Electronic and paper-based management systems each have their own advantages and disadvantages. Calendars are definitely best left electronic, in my opinion, because of the advantages of others in my organization being able to query my calendar for meeting time. While this may seem like facilitating the interruptions previously moaned about, on the flip side these meetings would get scheduled anyway, and at least this way I don't have to take the time to search my calendar to find potential times for a meeting, e-mail that back to the sender, get the time and date for the meeting from the sender, and then manually schedule it in my calendar. Of course, sometimes we go through multiple iterations of the sending back and forth by e-mail when the electronic scheduling assistant is not used, and this is, quite frankly, highly annoying.

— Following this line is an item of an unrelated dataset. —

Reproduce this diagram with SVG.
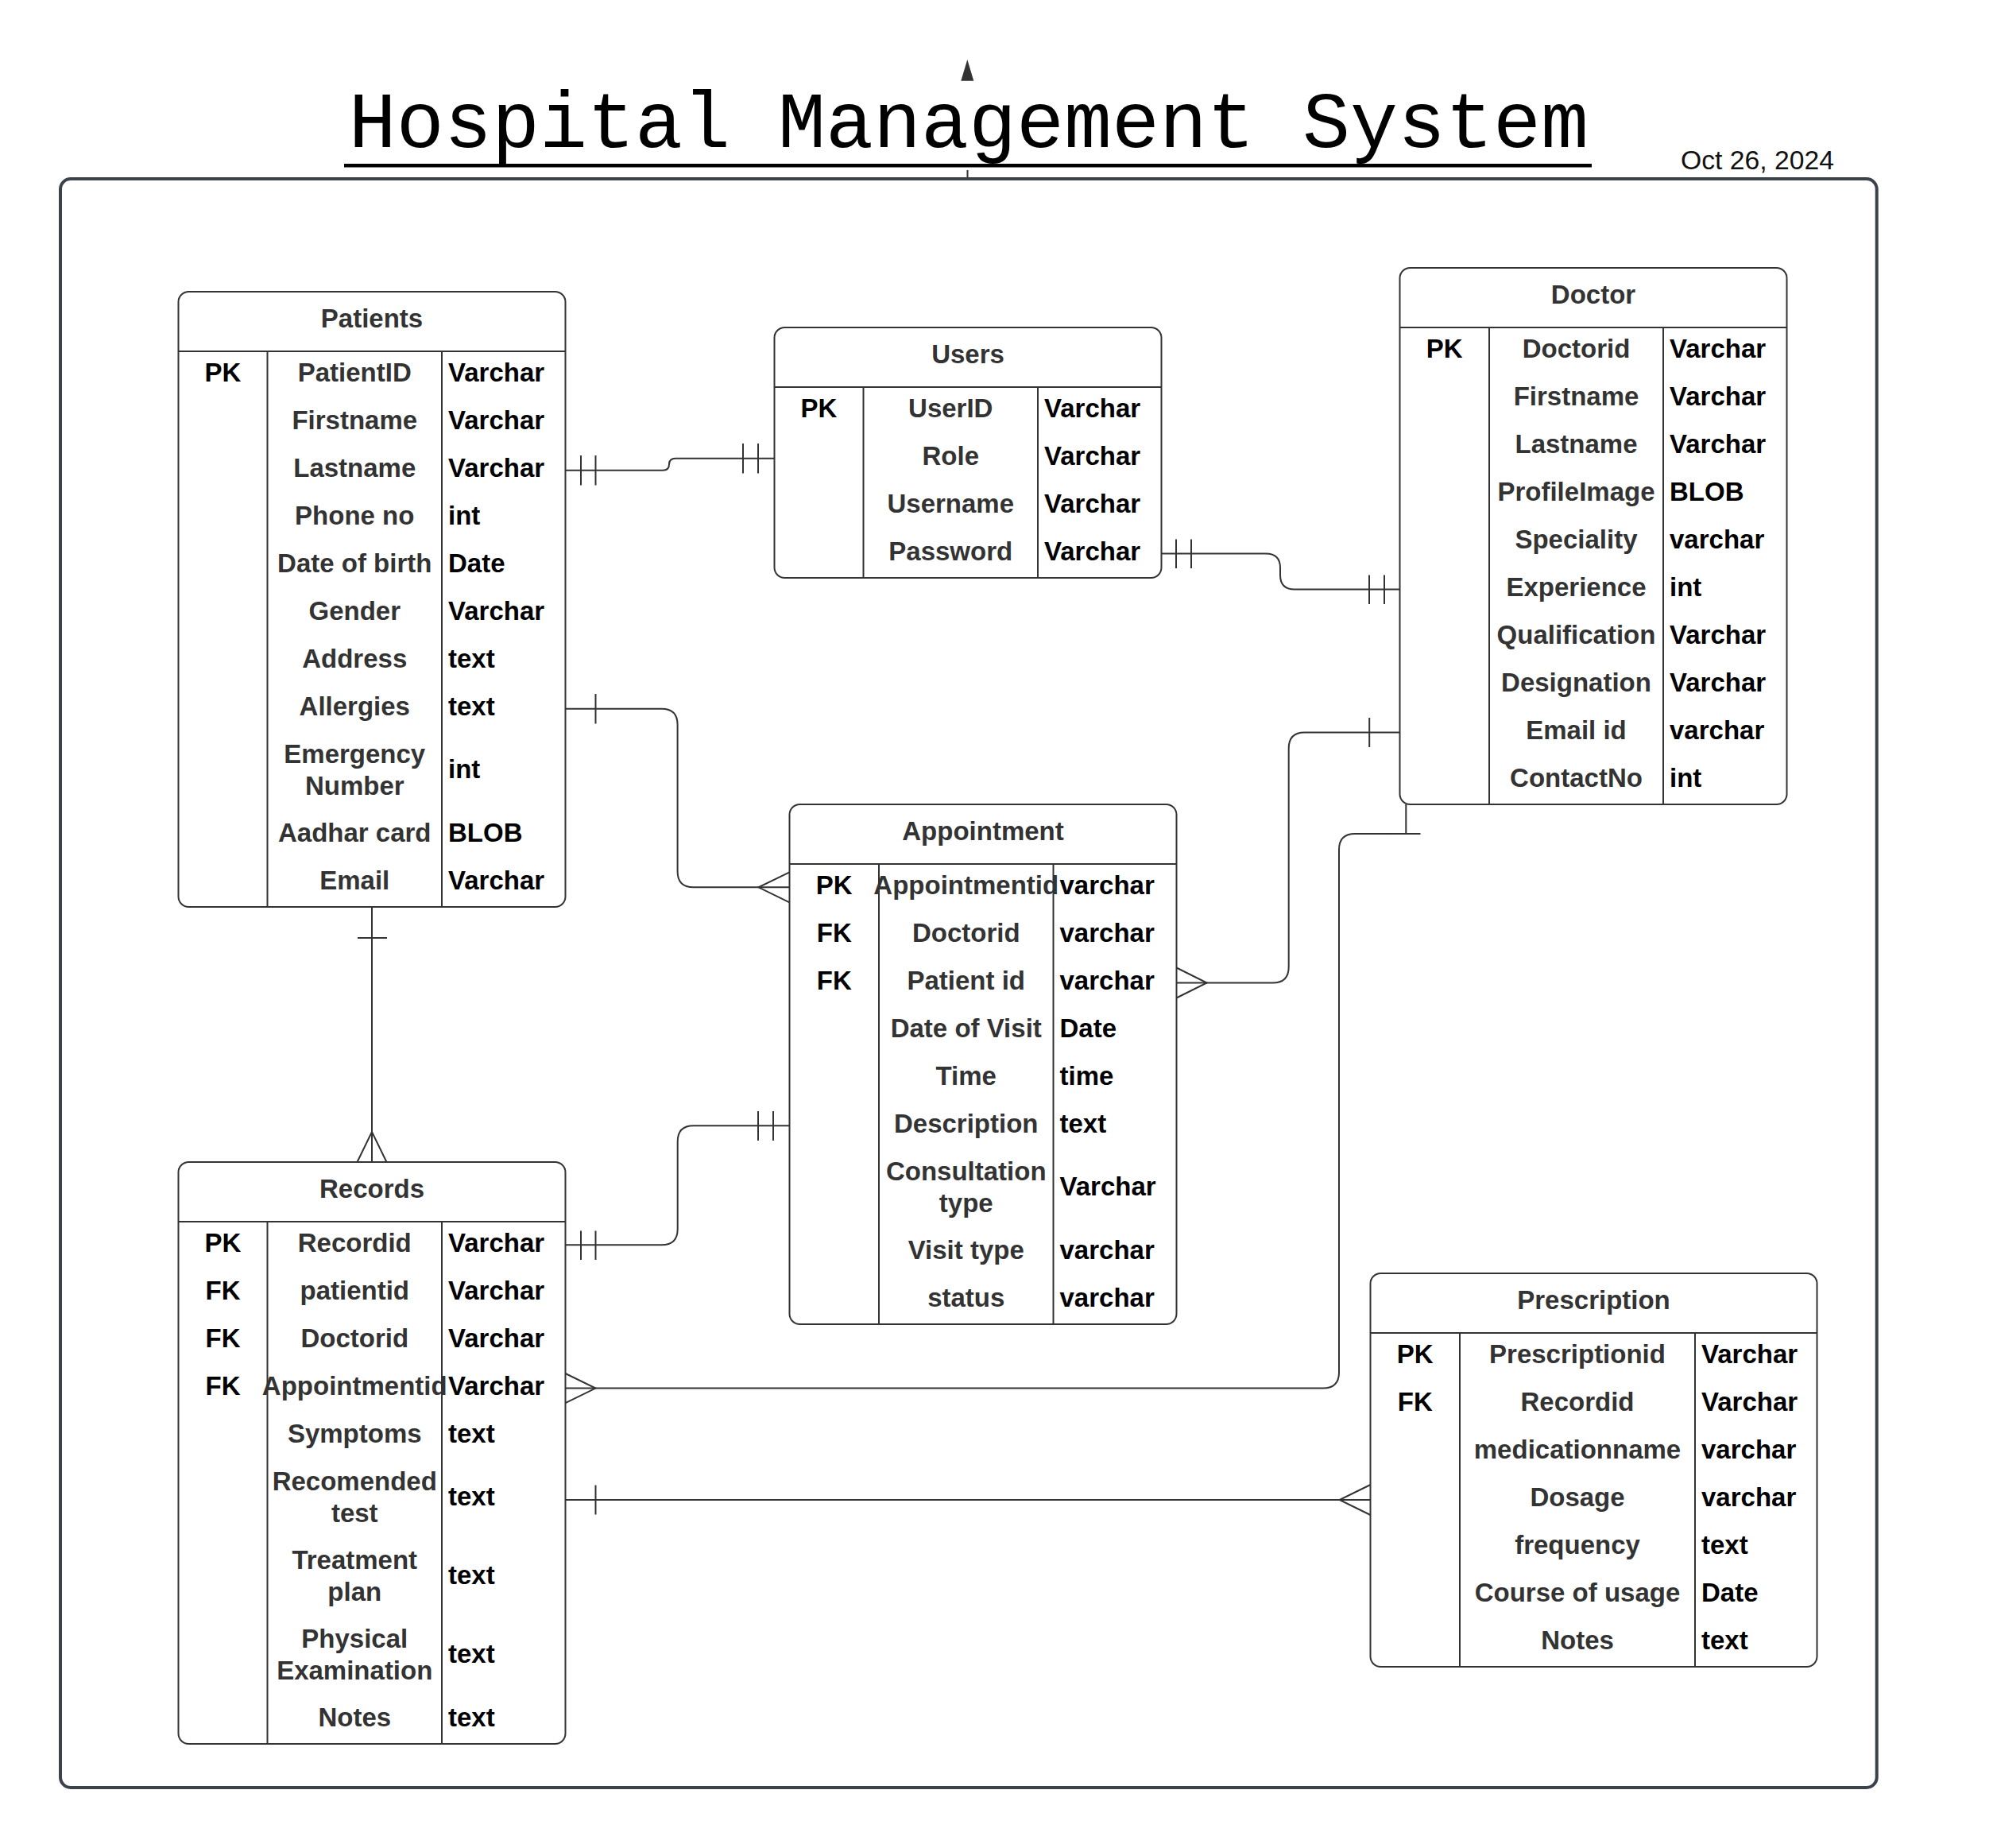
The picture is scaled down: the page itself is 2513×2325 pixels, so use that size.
<svg xmlns="http://www.w3.org/2000/svg" width="2513" height="2325" viewBox="0 0 2513 2325">
<style>
.frame{fill:none;stroke:#3b424c;stroke-width:4}
.box{fill:#ffffff;stroke:#333333;stroke-width:2}
.ln{fill:none;stroke:#333333;stroke-width:2}
.cn{fill:none;stroke:#333333;stroke-width:2}
.tk{fill:none;stroke:#333333;stroke-width:2}
.ttl{font-family:"Liberation Sans",Arial,sans-serif;font-weight:bold;font-size:33px;fill:#333333;text-anchor:middle}
.key{font-family:"Liberation Sans",Arial,sans-serif;font-weight:bold;font-size:33px;fill:#000000;text-anchor:middle}
.nm{font-family:"Liberation Sans",Arial,sans-serif;font-weight:bold;font-size:33px;fill:#333333;text-anchor:middle}
.ty{font-family:"Liberation Sans",Arial,sans-serif;font-weight:bold;font-size:33px;fill:#000000}
</style>
<rect width="2513" height="2325" fill="#ffffff"/>
<g id="header">
<polygon points="1217.3,75 1209.3,101.7 1225.3,101.7" fill="#333333"/>
<text x="1219" y="185" font-family="'Liberation Mono','Courier New',monospace" font-size="100" fill="#000000" text-anchor="middle">Hospital Management System</text>
<rect x="433" y="206" width="1570" height="4.5" fill="#000000"/>
<line x1="1217.5" y1="214" x2="1217.5" y2="224" stroke="#333333" stroke-width="2"/>
<text x="2115" y="213" font-family="'Liberation Sans',Arial,sans-serif" font-size="33.7" fill="#111111">Oct 26, 2024</text>
</g>
<rect id="frame" class="frame" x="76" y="225" width="2285.7" height="2024" rx="13"/>

<g id="connectors">
<!-- Patients - Users -->
<path class="cn" d="M711.5 591.7 H834 Q842 591.7 842 584.2 Q842 576.7 850 576.7 H974.5"/>
<path class="tk" d="M731 573 V610.5 M749.5 573 V610.5 M935 558 V595.5 M954 558 V595.5"/>
<!-- Users - Doctor -->
<path class="cn" d="M1461.5 696.5 H1593 Q1611 696.5 1611 714.5 V723.5 Q1611 741.5 1629 741.5 H1761.5"/>
<path class="tk" d="M1480 678.5 V715 M1499 678.5 V715 M1723 723.5 V760 M1742 723.5 V760"/>
<!-- Patients - Appointment -->
<path class="cn" d="M711.5 891.8 H832.6 Q852.6 891.8 852.6 911.8 V1096.3 Q852.6 1116.3 872.6 1116.3 H993.5"/>
<path class="tk" d="M749.5 873 V910.5 M993.5 1097.3 L954.5 1116.3 L993.5 1135.3"/>
<!-- Doctor - Appointment -->
<path class="cn" d="M1761.5 921.5 H1641.7 Q1621.7 921.5 1621.7 941.5 V1216.5 Q1621.7 1236.5 1601.7 1236.5 H1480.5"/>
<path class="tk" d="M1723.2 903 V940 M1480.5 1217.5 L1518.7 1236.5 L1480.5 1255.5"/>
<!-- Patients - Records -->
<path class="cn" d="M468 1141 V1462"/>
<path class="tk" d="M450 1180 H487 M449.5 1462 L468 1424 L486.5 1462"/>
<!-- Records - Appointment -->
<path class="cn" d="M711.5 1566.3 H832.7 Q852.7 1566.3 852.7 1546.3 V1436.2 Q852.7 1416.2 872.7 1416.2 H993.5"/>
<path class="tk" d="M731 1548.5 V1585 M749.5 1548.5 V1585 M954 1398 V1435 M973 1398 V1435"/>
<!-- Records - Doctor -->
<path class="cn" d="M711.5 1746.6 H1665 Q1685 1746.6 1685 1726.6 V1069 Q1685 1049 1705 1049 H1769.3 V1012"/>
<path class="tk" d="M1751.5 1049 H1787.5 M711.5 1728 L749.5 1746.6 L711.5 1765.2"/>
<!-- Records - Prescription -->
<path class="cn" d="M711.5 1887 H1724.5"/>
<path class="tk" d="M749.5 1868.5 V1905.5 M1724.5 1868 L1685.6 1887 L1724.5 1906"/>
</g>

<g id="patients">
<rect class="box" x="224.5" y="367" width="487" height="774" rx="13"/>
<path class="ln" d="M224.5 442 H711.5 M336.5 442 V1141 M556 442 V1141"/>
<text class="ttl" x="468" y="411.5">Patients</text>
<text class="key" x="280.5" y="479.5">PK</text>
<text class="nm" x="446.25" y="479.5">PatientID</text><text class="ty" x="564" y="479.5">Varchar</text>
<text class="nm" x="446.25" y="539.5">Firstname</text><text class="ty" x="564" y="539.5">Varchar</text>
<text class="nm" x="446.25" y="599.5">Lastname</text><text class="ty" x="564" y="599.5">Varchar</text>
<text class="nm" x="446.25" y="659.5">Phone no</text><text class="ty" x="564" y="659.5">int</text>
<text class="nm" x="446.25" y="719.5">Date of birth</text><text class="ty" x="564" y="719.5">Date</text>
<text class="nm" x="446.25" y="779.5">Gender</text><text class="ty" x="564" y="779.5">Varchar</text>
<text class="nm" x="446.25" y="839.5">Address</text><text class="ty" x="564" y="839.5">text</text>
<text class="nm" x="446.25" y="899.5">Allergies</text><text class="ty" x="564" y="899.5">text</text>
<text class="nm" x="446.25" y="959.5">Emergency</text><text class="nm" x="446.25" y="999.5">Number</text><text class="ty" x="564" y="979">int</text>
<text class="nm" x="446.25" y="1058.5">Aadhar card</text><text class="ty" x="564" y="1058.5">BLOB</text>
<text class="nm" x="446.25" y="1118.5">Email</text><text class="ty" x="564" y="1118.5">Varchar</text>
</g>

<g id="users">
<rect class="box" x="974.5" y="412" width="487" height="315" rx="13"/>
<path class="ln" d="M974.5 487 H1461.5 M1086.5 487 V727 M1306 487 V727"/>
<text class="ttl" x="1218" y="457">Users</text>
<text class="key" x="1030.5" y="524.5">PK</text>
<text class="nm" x="1196.25" y="524.5">UserID</text><text class="ty" x="1314" y="524.5">Varchar</text>
<text class="nm" x="1196.25" y="584.5">Role</text><text class="ty" x="1314" y="584.5">Varchar</text>
<text class="nm" x="1196.25" y="644.5">Username</text><text class="ty" x="1314" y="644.5">Varchar</text>
<text class="nm" x="1196.25" y="704.5">Password</text><text class="ty" x="1314" y="704.5">Varchar</text>
</g>

<g id="doctor">
<rect class="box" x="1761.5" y="337" width="487" height="675" rx="13"/>
<path class="ln" d="M1761.5 412 H2248.5 M1874 412 V1012 M2093 412 V1012"/>
<text class="ttl" x="2005" y="382">Doctor</text>
<text class="key" x="1817.75" y="449.5">PK</text>
<text class="nm" x="1983.5" y="449.5">Doctorid</text><text class="ty" x="2101" y="449.5">Varchar</text>
<text class="nm" x="1983.5" y="509.5">Firstname</text><text class="ty" x="2101" y="509.5">Varchar</text>
<text class="nm" x="1983.5" y="569.5">Lastname</text><text class="ty" x="2101" y="569.5">Varchar</text>
<text class="nm" x="1983.5" y="629.5">ProfileImage</text><text class="ty" x="2101" y="629.5">BLOB</text>
<text class="nm" x="1983.5" y="689.5">Speciality</text><text class="ty" x="2101" y="689.5">varchar</text>
<text class="nm" x="1983.5" y="749.5">Experience</text><text class="ty" x="2101" y="749.5">int</text>
<text class="nm" x="1983.5" y="809.5">Qualification</text><text class="ty" x="2101" y="809.5">Varchar</text>
<text class="nm" x="1983.5" y="869.5">Designation</text><text class="ty" x="2101" y="869.5">Varchar</text>
<text class="nm" x="1983.5" y="929.5">Email id</text><text class="ty" x="2101" y="929.5">varchar</text>
<text class="nm" x="1983.5" y="989.5">ContactNo</text><text class="ty" x="2101" y="989.5">int</text>
</g>

<g id="appointment">
<rect class="box" x="993.5" y="1012" width="487" height="654" rx="13"/>
<path class="ln" d="M993.5 1087 H1480.5 M1106 1087 V1666 M1325.5 1087 V1666"/>
<text class="ttl" x="1237" y="1057">Appointment</text>
<text class="key" x="1049.75" y="1124.5">PK</text>
<text class="nm" x="1215.75" y="1124.5">Appointmentid</text><text class="ty" x="1333.5" y="1124.5">varchar</text>
<text class="key" x="1049.75" y="1184.5">FK</text>
<text class="nm" x="1215.75" y="1184.5">Doctorid</text><text class="ty" x="1333.5" y="1184.5">varchar</text>
<text class="key" x="1049.75" y="1244.5">FK</text>
<text class="nm" x="1215.75" y="1244.5">Patient id</text><text class="ty" x="1333.5" y="1244.5">varchar</text>
<text class="nm" x="1215.75" y="1304.5">Date of Visit</text><text class="ty" x="1333.5" y="1304.5">Date</text>
<text class="nm" x="1215.75" y="1364.5">Time</text><text class="ty" x="1333.5" y="1364.5">time</text>
<text class="nm" x="1215.75" y="1424.5">Description</text><text class="ty" x="1333.5" y="1424.5">text</text>
<text class="nm" x="1215.75" y="1484.5">Consultation</text><text class="nm" x="1215.75" y="1524.5">type</text><text class="ty" x="1333.5" y="1504">Varchar</text>
<text class="nm" x="1215.75" y="1583.5">Visit type</text><text class="ty" x="1333.5" y="1583.5">varchar</text>
<text class="nm" x="1215.75" y="1643.5">status</text><text class="ty" x="1333.5" y="1643.5">varchar</text>
</g>

<g id="records">
<rect class="box" x="224.5" y="1462" width="487" height="732" rx="13"/>
<path class="ln" d="M224.5 1537 H711.5 M336.5 1537 V2194 M556 1537 V2194"/>
<text class="ttl" x="468" y="1506.5">Records</text>
<text class="key" x="280.5" y="1574.5">PK</text>
<text class="nm" x="446.25" y="1574.5">Recordid</text><text class="ty" x="564" y="1574.5">Varchar</text>
<text class="key" x="280.5" y="1634.5">FK</text>
<text class="nm" x="446.25" y="1634.5">patientid</text><text class="ty" x="564" y="1634.5">Varchar</text>
<text class="key" x="280.5" y="1694.5">FK</text>
<text class="nm" x="446.25" y="1694.5">Doctorid</text><text class="ty" x="564" y="1694.5">Varchar</text>
<text class="key" x="280.5" y="1754.5">FK</text>
<text class="nm" x="446.25" y="1754.5">Appointmentid</text><text class="ty" x="564" y="1754.5">Varchar</text>
<text class="nm" x="446.25" y="1814.5">Symptoms</text><text class="ty" x="564" y="1814.5">text</text>
<text class="nm" x="446.25" y="1874.5">Recomended</text><text class="nm" x="446.25" y="1914.5">test</text><text class="ty" x="564" y="1894">text</text>
<text class="nm" x="446.25" y="1973.5">Treatment</text><text class="nm" x="446.25" y="2013.5">plan</text><text class="ty" x="564" y="1993">text</text>
<text class="nm" x="446.25" y="2072.5">Physical</text><text class="nm" x="446.25" y="2112.5">Examination</text><text class="ty" x="564" y="2092">text</text>
<text class="nm" x="446.25" y="2171.5">Notes</text><text class="ty" x="564" y="2171.5">text</text>
</g>

<g id="prescription">
<rect class="box" x="1724.5" y="1602" width="562" height="495" rx="13"/>
<path class="ln" d="M1724.5 1677 H2286.5 M1837 1677 V2097 M2133 1677 V2097"/>
<text class="ttl" x="2005.5" y="1647">Prescription</text>
<text class="key" x="1780.75" y="1714.5">PK</text>
<text class="nm" x="1985" y="1714.5">Prescriptionid</text><text class="ty" x="2141" y="1714.5">Varchar</text>
<text class="key" x="1780.75" y="1774.5">FK</text>
<text class="nm" x="1985" y="1774.5">Recordid</text><text class="ty" x="2141" y="1774.5">Varchar</text>
<text class="nm" x="1985" y="1834.5">medicationname</text><text class="ty" x="2141" y="1834.5">varchar</text>
<text class="nm" x="1985" y="1894.5">Dosage</text><text class="ty" x="2141" y="1894.5">varchar</text>
<text class="nm" x="1985" y="1954.5">frequency</text><text class="ty" x="2141" y="1954.5">text</text>
<text class="nm" x="1985" y="2014.5">Course of usage</text><text class="ty" x="2141" y="2014.5">Date</text>
<text class="nm" x="1985" y="2074.5">Notes</text><text class="ty" x="2141" y="2074.5">text</text>
</g>
</svg>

Task management systems, however, are another story. Most calendaring programs provide good task management for people who have less than 100 tasks in their master task list. For people with 40 projects and about 2000 tasks to be completed, these applications are lacking in that they don't have master task and child task capability that is formatted in an indented manner. If you are a Microsoft shop, as we are, then you know that Microsoft provides this capability, but it requires Microsoft Project Server Accounts which many institutions don't have. These have the additional advantage of tying in all of the people on your project to the same project planning file.

So what do you do when you don't have this? More importantly, what do you do to keep up when you don't have access to a computer to keep things up to date? PDAs can be helpful. My PDA is synced to our Exchange server; but I find that looking at tasks on my PDA is frustrating because of the limited view, difficulty in adding new tasks using the stylus (takes a lot longer than typing), and the amount of time it takes to pull 2000 tasks up into view.

I'm still in search of a good task management system that balances trying to complete about 40 projects at one time (some of which are quite large and time consuming; others not) with daily clinical service, teaching and research responsibilities. If anyone who reads this blog has any good suggestions, I'm all ears.

Friday, March 27, 2009

The First Blog

The idea for this blog came from my daily work life.

I'm a pathologist, and I specialize in Informatics. Informatics is a very broad term, which as many know is defined differently by seemingly every person to whom you ask the question "What is Informatics?" (an official definition has been posted on the American Medical Informatics Association web site). For me, Informatics is just what I do every working day, and that is to provide faculty-level oversight for the laboratory information systems (LIS) as well as the ancillary support systems operating within our laboratories. Decisions have to be made frequently...some good and some...well...let's just say that I've learned more than a few things. Everything is relative, but the term "trial by fire" at times feels appropriate and hence the title of my blog.

I learned much of what I know about Informatics during my training. However, there are some things (okay, maybe a lot of things) that you just don't find out until you are the one who is charged with making the decisions, or at least greatly influencing them. Since I started in my current position, I've reflected upon the fact that these types of decisions are faced by many pathologists. After all, practically every laboratory in the United States has some sort of information system which has to be managed, and medical input into that management is critical to its success.

Could other pathologists learn from what I have been through? I don't know, but I hope so. Some will undoubtedly find this topic boring...until they get hit with a HIPAA audit. So here goes...

By the way, the opinions expressed in this blog are my own. Completely. Entirely. No exceptions. They certainly do not represent the opinions of anyone other than myself or any entity, including any organization in which I hold membership, for whom I work or with whom I have had the opportunity to conduct business.